# TO BE DONE
Your output must consist solely of the lines from the "Write a Python" line through the "import pandas as pd" line, exactly as written, without images.

# GIVEN DATA
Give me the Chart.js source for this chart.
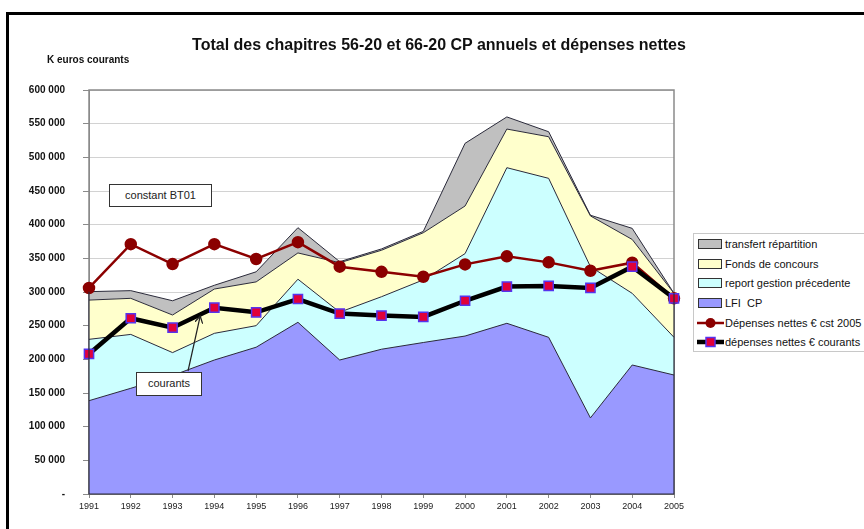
<!DOCTYPE html>
<html>
<head>
<meta charset="utf-8">
<script src="https://cdn.jsdelivr.net/npm/chart.js@4"></script>
<style>
  html, body { margin: 0; padding: 0; background: #fff; }
  #wrap { position: relative; width: 864px; height: 529px; overflow: hidden; font-family: "Liberation Sans", Arial, sans-serif; }
  #frame { position: absolute; left: 6px; top: 12px; width: 900px; height: 600px; border-left: 3px solid #000; border-top: 3px solid #000; }
  #cv { position: absolute; left: 0; top: 0; }
  #title { position: absolute; left: 0; width: 878px; top: 36px; text-align: center; font-weight: bold; font-size: 16px; color: #111; white-space: nowrap; }
  #unit { position: absolute; left: 47px; top: 54px; font-weight: bold; font-size: 10px; color: #111; white-space: nowrap; }
  #legend { position: absolute; left: 693px; top: 233px; width: 200px; height: 117px; border: 1px solid #c8c8c8; background: #fff; }
  .li { position: absolute; left: 0; height: 16px; font-size: 11px; line-height: 16px; color: #111; white-space: pre; }
  .li .sw { position: absolute; left: 4px; top: 3px; width: 22px; height: 8px; border: 1.5px solid #333; }
  .li .tx { position: absolute; left: 31px; top: 0; white-space: pre; }
  .box { position: absolute; border: 1.5px solid #333; background: #fff; font-size: 11px; text-align: center; color: #222; box-sizing: border-box; }
  #ov { position: absolute; left: 0; top: 0; }
</style>
</head>
<body>
<div id="wrap">
  <div id="frame"></div>
  <canvas id="cv" width="864" height="529"></canvas>
  <div id="title">Total des chapitres 56-20 et 66-20 CP annuels et dépenses nettes</div>
  <div id="unit">K euros courants</div>
  <div id="legend"></div>
  <svg id="ov" width="864" height="529">
    <defs>
      <marker id="ah" markerWidth="8" markerHeight="8" refX="6" refY="4" orient="auto" markerUnits="userSpaceOnUse">
        <path d="M0,0 L7,4 L0,8" fill="none" stroke="#222" stroke-width="1.2"/>
      </marker>
    </defs>
    <line x1="188" y1="371" x2="200" y2="317" stroke="#222" stroke-width="1.2" marker-end="url(#ah)"/>
  </svg>
  <div class="box" style="left:109px;top:184px;width:103px;height:23px;line-height:20px;">constant BT01</div>
  <div class="box" style="left:136px;top:372px;width:66px;height:24px;line-height:21px;">courants</div>
</div>
<script>
// ---- data (K euros courants) ----
const years = ['1991','1992','1993','1994','1995','1996','1997','1998','1999','2000','2001','2002','2003','2004','2005'];
const lfiCP = [138600,157000,176000,199000,218000,255000,199000,215000,225000,234600,253500,232700,113000,191600,176700];
const reportGestion = [91100,80000,34000,39600,32000,64000,71000,78000,93000,122400,231100,236100,224600,106400,56000];
const fondsConcours = [58300,53600,55800,65800,65000,39000,73500,69000,70000,70700,57400,61800,75400,80000,65300];
const transfertRepartition = [12500,11400,21200,5600,15000,37500,1500,2000,2000,93100,18000,7400,1000,16500,0];
const depensesCst2005 = [306000,371000,341500,371000,349000,374000,337600,330000,322700,341000,353000,344000,331600,343500,290600];
const depensesCourants = [208000,261000,247000,276700,269800,289600,268000,265000,263000,287000,308000,309000,306000,337600,290600];
const yTicks = [0,50000,100000,150000,200000,250000,300000,350000,400000,450000,500000,550000,600000];

const labels = {
  transfert: 'transfert répartition',
  fonds: 'Fonds de concours',
  report: 'report gestion précedente',
  lfi: 'LFI  CP',
  cst: 'Dépenses nettes € cst 2005',
  cour: 'dépenses nettes € courants'
};

const C = {
  lfi: '#9999FF', report: '#CCFFFF', fonds: '#FFFFCC', transfert: '#C0C0C0',
  edge: '#2a2a3a', red: '#8B0000', black: '#000000', sqFill: '#E0003A', sqEdge: '#5533EE'
};

function area(label, data, color, fill) {
  return { type: 'line', label, data, stack: 'areas', fill, backgroundColor: color,
    borderColor: C.edge, borderWidth: 1, pointRadius: 0, tension: 0 };
}

const frame = {
  id: 'frame',
  beforeDatasetsDraw(chart) {
    const a = chart.chartArea, ctx = chart.ctx;
    ctx.save(); ctx.strokeStyle = '#8a8a8a'; ctx.lineWidth = 1.5;
    ctx.strokeRect(a.left, a.top, a.right - a.left, a.bottom - a.top);
    ctx.restore();
  },
  afterDatasetsDraw(chart) {
    const ctx = chart.ctx, y = chart.scales.y, x = chart.scales.x;
    const n = years.length - 1;
    const topL = lfiCP[0] + reportGestion[0] + fondsConcours[0] + transfertRepartition[0];
    const topR = lfiCP[n] + reportGestion[n] + fondsConcours[n] + transfertRepartition[n];
    ctx.save(); ctx.strokeStyle = C.edge; ctx.lineWidth = 1.2;
    ctx.beginPath();
    ctx.moveTo(x.getPixelForValue(0), y.getPixelForValue(topL));
    ctx.lineTo(x.getPixelForValue(0), y.getPixelForValue(0));
    ctx.lineTo(x.getPixelForValue(n), y.getPixelForValue(0));
    ctx.lineTo(x.getPixelForValue(n), y.getPixelForValue(topR));
    ctx.stroke(); ctx.restore();
  }
};

new Chart(document.getElementById('cv'), {
  type: 'line',
  data: {
    labels: years,
    datasets: [
      { label: labels.cour, data: depensesCourants, stack: 'cour', fill: false, borderColor: C.black, borderWidth: 4.5,
        pointStyle: 'rect', pointRadius: 6.5, pointBackgroundColor: C.sqFill, pointBorderColor: C.sqEdge, pointBorderWidth: 1.5, tension: 0 },
      { label: labels.cst, data: depensesCst2005, stack: 'cst', fill: false, borderColor: C.red, borderWidth: 2.5,
        pointStyle: 'circle', pointRadius: 5, pointBackgroundColor: C.red, pointBorderColor: C.red, tension: 0 },
      area(labels.lfi, lfiCP, C.lfi, 'origin'),
      area(labels.report, reportGestion, C.report, '-1'),
      area(labels.fonds, fondsConcours, C.fonds, '-1'),
      area(labels.transfert, transfertRepartition, C.transfert, '-1')
    ]
  },
  options: {
    responsive: false,
    animation: false,
    events: [],
    layout: { padding: { left: 0, right: 190, top: 90, bottom: 0 } },
    plugins: { legend: { display: false }, title: { display: false }, tooltip: { enabled: false } },
    scales: {
      x: {
        offset: false,
        grid: { display: true, drawOnChartArea: false, tickLength: 4, tickColor: '#8a8a8a' },
        border: { display: true, color: '#8a8a8a' },
        ticks: { maxRotation: 0, autoSkip: false, padding: 3, color: '#222',
          font: { family: "'Liberation Sans Narrow', 'Liberation Sans', Arial", size: 9 } },
        afterFit(s) { s.height = 35; }
      },
      y: {
        stacked: true,
        min: 0, max: 600000,
        afterBuildTicks(s) { s.ticks = yTicks.map(v => ({ value: v })); },
        grid: { color: '#d2d2d2', lineWidth: 1, tickLength: 6, tickColor: '#8a8a8a' },
        border: { display: true, color: '#8a8a8a' },
        ticks: { padding: 18, color: '#111',
          font: { family: "'Liberation Sans', Arial", size: 10, weight: 'bold' },
          callback: v => v === 0 ? '-' : (v / 1000) + ' 000' },
        afterFit(s) { s.width = 89; }
      }
    }
  },
  plugins: [frame]
});

// ---- HTML legend built from the same labels/colours ----
const legendItems = [
  { t: labels.transfert, kind: 'area', c: C.transfert },
  { t: labels.fonds, kind: 'area', c: C.fonds },
  { t: labels.report, kind: 'area', c: C.report },
  { t: labels.lfi, kind: 'area', c: C.lfi },
  { t: labels.cst, kind: 'cst' },
  { t: labels.cour, kind: 'cour' }
];
const lg = document.getElementById('legend');
const rowY = [2, 22, 41, 61, 81, 100];
legendItems.forEach((it, i) => {
  const d = document.createElement('div');
  d.className = 'li';
  d.style.top = rowY[i] + 'px';
  let sw;
  if (it.kind === 'area') {
    sw = `<div class="sw" style="background:${it.c}"></div>`;
  } else if (it.kind === 'cst') {
    sw = `<svg style="position:absolute;left:3px;top:0" width="28" height="16"><line x1="0" y1="8" x2="27" y2="8" stroke="${C.red}" stroke-width="2.5"/><circle cx="13.5" cy="8" r="5" fill="${C.red}"/></svg>`;
  } else {
    sw = `<svg style="position:absolute;left:3px;top:0" width="28" height="16"><line x1="0" y1="8" x2="27" y2="8" stroke="#000" stroke-width="4.5"/><rect x="9" y="3.5" width="9" height="9" fill="${C.sqFill}" stroke="${C.sqEdge}" stroke-width="1.5"/></svg>`;
  }
  d.innerHTML = sw + `<span class="tx">${it.t}</span>`;
  lg.appendChild(d);
});
</script>
</body>
</html>
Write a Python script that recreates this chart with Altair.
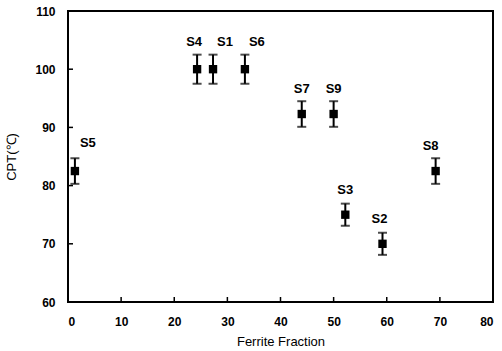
import altair as alt
import pandas as pd

names = ["S5", "S4", "S1", "S6", "S7", "S9", "S3", "S2", "S8"]
ferrite = [1.3, 24.3, 27.3, 33.3, 44.0, 50.0, 52.2, 59.2, 69.2]
cpt = [82.5, 100.0, 100.0, 100.0, 92.3, 92.3, 75.0, 70.0, 82.5]
err = [2.2, 2.5, 2.5, 2.5, 2.2, 2.2, 1.9, 1.9, 2.2]
x_ticks = [0, 10, 20, 30, 40, 50, 60, 70, 80]
y_ticks = [60, 70, 80, 90, 100, 110]

df = pd.DataFrame({"name": names, "x": ferrite, "y": cpt, "e": err})
df["lo"] = df["y"] - df["e"]
df["hi"] = df["y"] + df["e"]

FONT = "Liberation Sans"
W, H = 425, 291

xs = alt.Scale(domain=[0, 80], nice=False, zero=False)
ys = alt.Scale(domain=[60, 110], nice=False, zero=False)

base = alt.Chart(df)

xaxis = alt.Axis(values=x_ticks, ticks=False, domain=False, grid=False,
                 labelFont=FONT, labelFontSize=12, labelFontWeight="bold",
                 labelColor="black", labelPadding=14, title="Ferrite Fraction",
                 titleFont=FONT, titleFontSize=13, titleFontWeight="normal",
                 titleColor="black", titlePadding=8)
yaxis = alt.Axis(values=y_ticks, ticks=False, domain=False, grid=False,
                 labelFont=FONT, labelFontSize=12, labelFontWeight="bold",
                 labelColor="black", labelPadding=13, title="CPT(℃)",
                 titleFont=FONT, titleFontSize=13, titleFontWeight="normal",
                 titleColor="black", titlePadding=16)

rules = base.mark_rule(color="black", strokeWidth=2).encode(
    x=alt.X("x:Q", scale=xs, axis=xaxis),
    y=alt.Y("lo:Q", scale=ys, axis=yaxis),
    y2="hi:Q",
)
caps_lo = base.mark_tick(color="black", thickness=2, size=9, orient="horizontal").encode(
    x=alt.X("x:Q", scale=xs), y=alt.Y("lo:Q", scale=ys))
caps_hi = base.mark_tick(color="black", thickness=2, size=9, orient="horizontal").encode(
    x=alt.X("x:Q", scale=xs), y=alt.Y("hi:Q", scale=ys))
points = base.mark_point(shape="square", filled=True, color="black", size=70, opacity=1).encode(
    x=alt.X("x:Q", scale=xs), y=alt.Y("y:Q", scale=ys))


def label_layer(subset, dx, dy):
    return alt.Chart(df[df["name"].isin(subset)]).mark_text(
        font=FONT, fontSize=13, fontWeight="bold", color="black", dx=dx, dy=dy).encode(
        x=alt.X("x:Q", scale=xs), y=alt.Y("y:Q", scale=ys), text="name:N")


labels = [
    label_layer(["S5"], 13, -28),
    label_layer(["S4"], -3, -27),
    label_layer(["S1", "S6"], 12, -27),
    label_layer(["S7", "S9", "S3"], 0, -25),
    label_layer(["S2"], -3, -25),
    label_layer(["S8"], -5, -25),
]

xt = pd.DataFrame({"t": x_ticks[1:-1]})
yt = pd.DataFrame({"t": y_ticks[1:-1]})
xtick_marks = alt.Chart(xt).mark_rule(color="black", strokeWidth=1.5).encode(
    x=alt.X("t:Q", scale=xs), y=alt.value(H), y2=alt.value(H - 5))
ytick_marks = alt.Chart(yt).mark_rule(color="black", strokeWidth=1.5).encode(
    y=alt.Y("t:Q", scale=ys), x=alt.value(0), x2=alt.value(5))

chart = alt.layer(rules, caps_lo, caps_hi, points, *labels,
                  xtick_marks, ytick_marks).properties(
    width=W, height=H,
    autosize=alt.AutoSizeParams(type="none"),
    padding={"left": 68, "top": 11, "right": 9, "bottom": 49},
    background="white",
).configure_view(stroke="black", strokeWidth=2)

chart.save("out.html", embed_options={"renderer": "svg", "actions": False})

# FINISHED EXERCISE
Write a Python script that recreates this chart with Altair.
import altair as alt
import pandas as pd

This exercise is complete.